As the Rimac C_Two prepares for its worldwide debut, there’s still a lot of validation testing happening behind the scenes. With the electric hypercar entering the final stages of its global homologation programme, the vehicle needs to cope with extremely hot and cold temperatures. In lieu of travelling to access climate extremes, the Croatian automaker uses a climate chamber to create these conditions.

Capable of creating temperatures as high as 118 degrees Fahrenheit (48 degrees Celcius) and as low as -4 F (-28 C), the climate chamber can also adjust humidity levels. In double-checking that the C_Two doesn’t fail in extreme-heat, engineers baked the hypercar until the cockpit reached 158 F (70 C); following the heat bath, the onboard HVAC system was called into action to cool the interior down to a more hospitable 72 F (22 C) without any components going up in smoke.

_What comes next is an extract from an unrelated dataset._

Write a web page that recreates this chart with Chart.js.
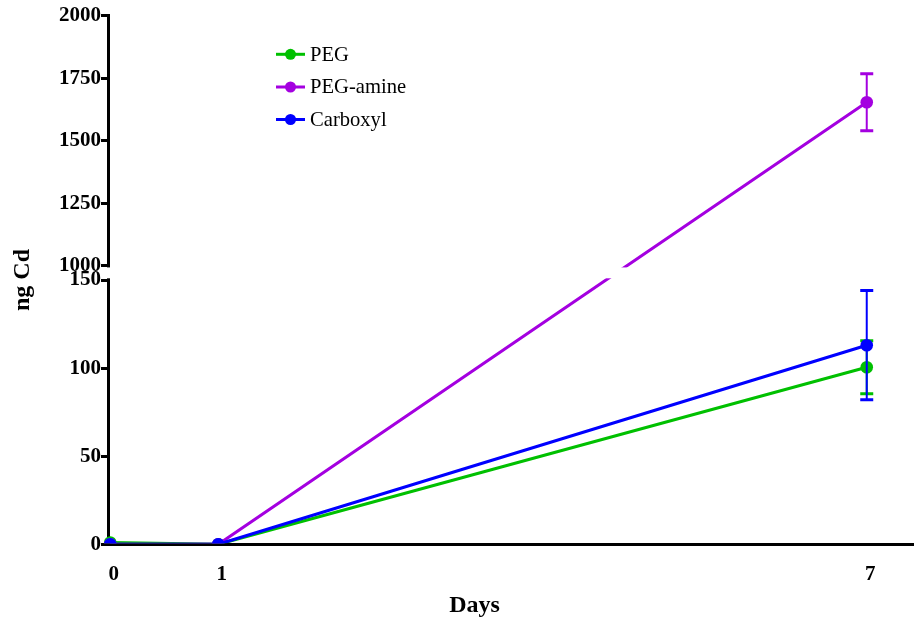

Gallery: Rimac C_Two Galactic White

At the other end of the spectrum, the prototype vehicle was left overnight at -4 F (-28 C) with the doors open to create a thin layer of ice on every surface – we’ll admit that this was tough to read. Mechanical sympathy aside, this experiment is designed to stress-test pumps, as fluids tend to thicken under such frigid conditions. Thankfully, the requisite components performed well within the standards for global homologation – along with no mechanical failures, the windshield also defrosted within the target amount of time.

The next round of homologation tests for this prototype involves crash testing – something that the company knows a thing or two about. The car's debut is set to arrive in just a few months, with production starting shortly after.